Vultures in South Asia face imminent extinction
No vultures will be left in India and the rest of South Asia if no immediate steps are taken for their conservation, non-governmental organisations have warned.
Hyderabad: No vultures will be left in India and the rest of South Asia if no immediate steps are taken for their conservation, non-governmental organisations have warned.
South Asia once had millions of vultures but over the last one decade, 99 percent of them have disappeared.
"This is the fastest decline of any bird species ever reported anywhere in the world," Asad R. Rahmani, director, Bombay Natural History Society (BNHS) said.
Rahmani, a scientist with over three decades of experience, said unlike some other bird species which face extinction because of poaching and habitat destruction, vultures were disappearing only because of a drug called diclofenac.
He pointed out that though the Indian government banned the drug for veterinary use in 2006 to save vultures, it was still being used. The pain killer for humans is being diverted for veterinary use.
Demanding that the government make it a prescriptive drug, Rahmani said vultures feeding on carcasses of cattle given diclofenac die in three to 10 days. "The study by Indian Veterinary Research Institute has shown that kidney failure occurs in such vultures and they don`t recover," he said.
"For vultures, this drug is as lethal as cyanide," he stressed.
India had once had four to five million vultures but only a few thousand of them are left now. South Asia`s all three Gyps species of vulture are listed as critically endangered on the International Union for Conservation of Nature (IUCN) Red List.
The BNHS, a 128-year-old NGO engaged in conservation of biological diversity, is also involved in captive conservation and breeding of vultures. "We will release these birds once diclofenac is completely phased out," said Rahmani, one of the first to raise the issue in India.

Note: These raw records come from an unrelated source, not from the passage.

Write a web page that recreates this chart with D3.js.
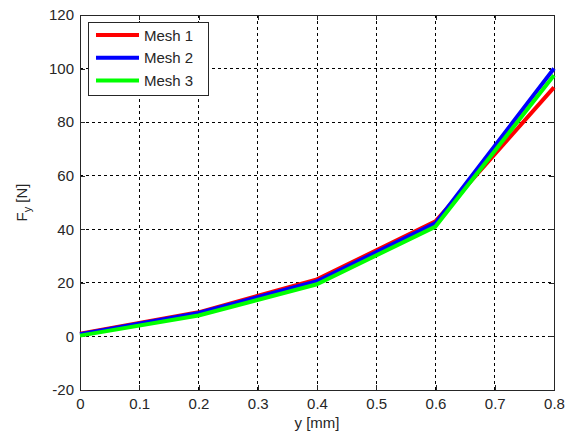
<!DOCTYPE html>
<html><head><meta charset="utf-8">
<script src="https://cdn.jsdelivr.net/npm/d3@7"></script>
<style>body{margin:0;background:#fff}svg{display:block}text{font-family:"Liberation Sans",Arial,sans-serif}</style>
</head><body>
<script>
const xs = [0, 0.2, 0.4, 0.6, 0.8];
const mesh1 = [1.0, 9.0, 21.3, 43.0, 93.0];
const mesh2 = [0.8, 8.8, 20.6, 42.3, 100.0];
const mesh3 = [0.3, 7.8, 19.5, 41.0, 97.5];
const seriesNames = ["Mesh 1", "Mesh 2", "Mesh 3"];
const seriesColors = ["#ff0000", "#0000ff", "#00ff00"];
const xTicks = [0, 0.1, 0.2, 0.3, 0.4, 0.5, 0.6, 0.7, 0.8];
const yTicks = [-20, 0, 20, 40, 60, 80, 100, 120];

const W = 566, H = 436;
const L = 80, R = 554, T = 15, B = 390;
const svg = d3.select("body").append("svg").attr("width", W).attr("height", H);
const x = d3.scaleLinear().domain([0, 0.8]).range([L, R]);
const y = d3.scaleLinear().domain([-20, 120]).range([B, T]);

// grid
const g = svg.append("g");
g.selectAll(".gx").data(xTicks.slice(1, -1)).enter().append("line")
  .attr("x1", d => x(d)).attr("x2", d => x(d)).attr("y1", T).attr("y2", B)
  .attr("stroke", "#000").attr("stroke-width", 1).attr("stroke-dasharray", "3,3").attr("shape-rendering", "crispEdges");
g.selectAll(".gy").data(yTicks.slice(1, -1)).enter().append("line")
  .attr("y1", d => y(d)).attr("y2", d => y(d)).attr("x1", L).attr("x2", R)
  .attr("stroke", "#000").attr("stroke-width", 1).attr("stroke-dasharray", "3,3").attr("shape-rendering", "crispEdges");

// axes
const fmt = d => String(d);
const ax = svg.append("g").attr("transform", `translate(0,${B})`)
  .call(d3.axisBottom(x).tickValues(xTicks).tickFormat(fmt).tickSizeInner(-5).tickSizeOuter(0).tickPadding(8));
const ay = svg.append("g").attr("transform", `translate(${L},0)`)
  .call(d3.axisLeft(y).tickValues(yTicks).tickFormat(fmt).tickSizeInner(-5).tickSizeOuter(0).tickPadding(6));
const axT = svg.append("g").attr("transform", `translate(0,${T})`)
  .call(d3.axisTop(x).tickValues(xTicks).tickFormat("").tickSizeInner(-5).tickSizeOuter(0));
const ayR = svg.append("g").attr("transform", `translate(${R},0)`)
  .call(d3.axisRight(y).tickValues(yTicks).tickFormat("").tickSizeInner(-5).tickSizeOuter(0));
[ax, ay, axT, ayR].forEach(a => {
  a.select(".domain").attr("stroke", "#262626").attr("shape-rendering", "crispEdges");
  a.selectAll(".tick line").attr("stroke", "#262626").attr("shape-rendering", "crispEdges");
  a.selectAll("text").attr("font-size", 15).attr("fill", "#262626").attr("font-family", "'Liberation Sans',Arial,sans-serif");
});

// lines
const data = [mesh1, mesh2, mesh3];
const line = d3.line().x((d, i) => x(xs[i])).y(d => y(d));
svg.selectAll(".s").data(data).enter().append("path")
  .attr("d", d => line(d)).attr("fill", "none")
  .attr("stroke", (d, i) => seriesColors[i]).attr("stroke-width", 4).attr("stroke-linejoin", "round");

// labels
svg.append("text").attr("x", (L + R) / 2).attr("y", 428).attr("text-anchor", "middle")
  .attr("font-size", 15).attr("fill", "#262626").text("y [mm]");
const yl = svg.append("text").attr("transform", `translate(27,${(T + B) / 2}) rotate(-90)`)
  .attr("text-anchor", "middle").attr("font-size", 15).attr("fill", "#262626");
yl.append("tspan").text("F");
yl.append("tspan").attr("dy", 4).attr("font-size", 11).text("y");
yl.append("tspan").attr("dy", -4).text(" [N]");

// legend
const lg = svg.append("g");
lg.append("rect").attr("x", 88).attr("y", 22).attr("width", 120).attr("height", 73)
  .attr("fill", "#fff").attr("stroke", "#262626").attr("shape-rendering", "crispEdges");
seriesNames.forEach((n, i) => {
  const yy = 35 + i * 22.7;
  lg.append("line").attr("x1", 96).attr("x2", 139).attr("y1", yy).attr("y2", yy)
    .attr("stroke", seriesColors[i]).attr("stroke-width", 4);
  lg.append("text").attr("x", 144).attr("y", yy + 5.5).attr("font-size", 15).attr("fill", "#262626").text(n);
});
</script>
</body></html>
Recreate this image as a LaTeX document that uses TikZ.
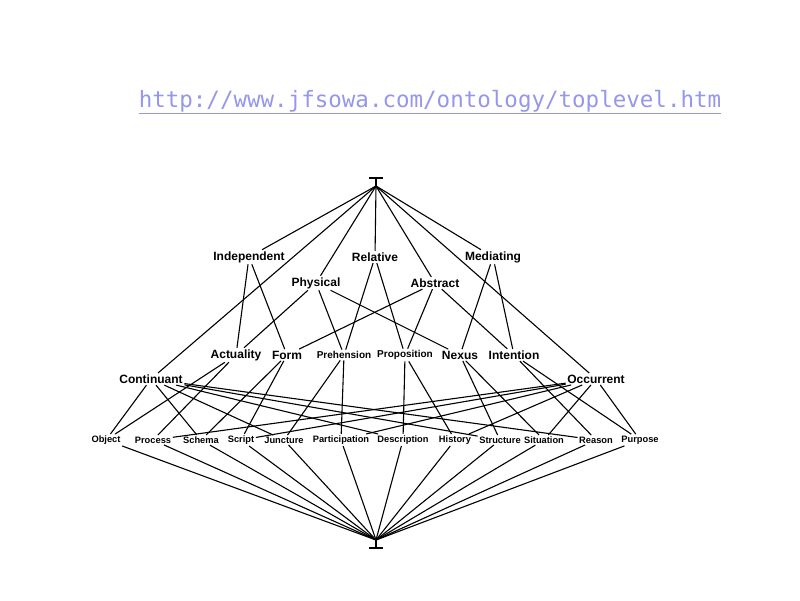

Saving Asia`s Vultures from Extinction (SAVE), a consortium of 10 national and international NGOs headed by the BNHS, is highlighting the problem during the ongoing United Nations Conference on Biodiversity here.
SAVE is spearheading efforts to phase out diclofenac, launch conservation breeding programmes and create "vulture safe zones" - 100 km radius areas in which intensive efforts are made to remove diclofenac, in preparation for future vulture releases.
The IUCN has also taken an initiative to develop a South Asia Regional Vulture Recovery Project for submission to Global Environment Facility (GEF).
The governments of India, Bangladesh, Nepal and Pakistan adopted a regional declaration in May this year for co-ordination and collaboration in vulture conservation.
The NGOs described the loss of the vultures as the loss of a critically important ecosystem service. Animal carcasses are now being left to rot, leading to an enormous waste disposal problem and to a number of health concerns. Feral dogs, dog attacks and the risk of rabies have all increased, they said.
The loss of vultures has also had social impacts on some communities, such as the Parsis, who traditionally offered their dead to the vultures in "Towers of Silence", and the Jains, whose "Panjrapores" (animal shelters) also relied on vultures.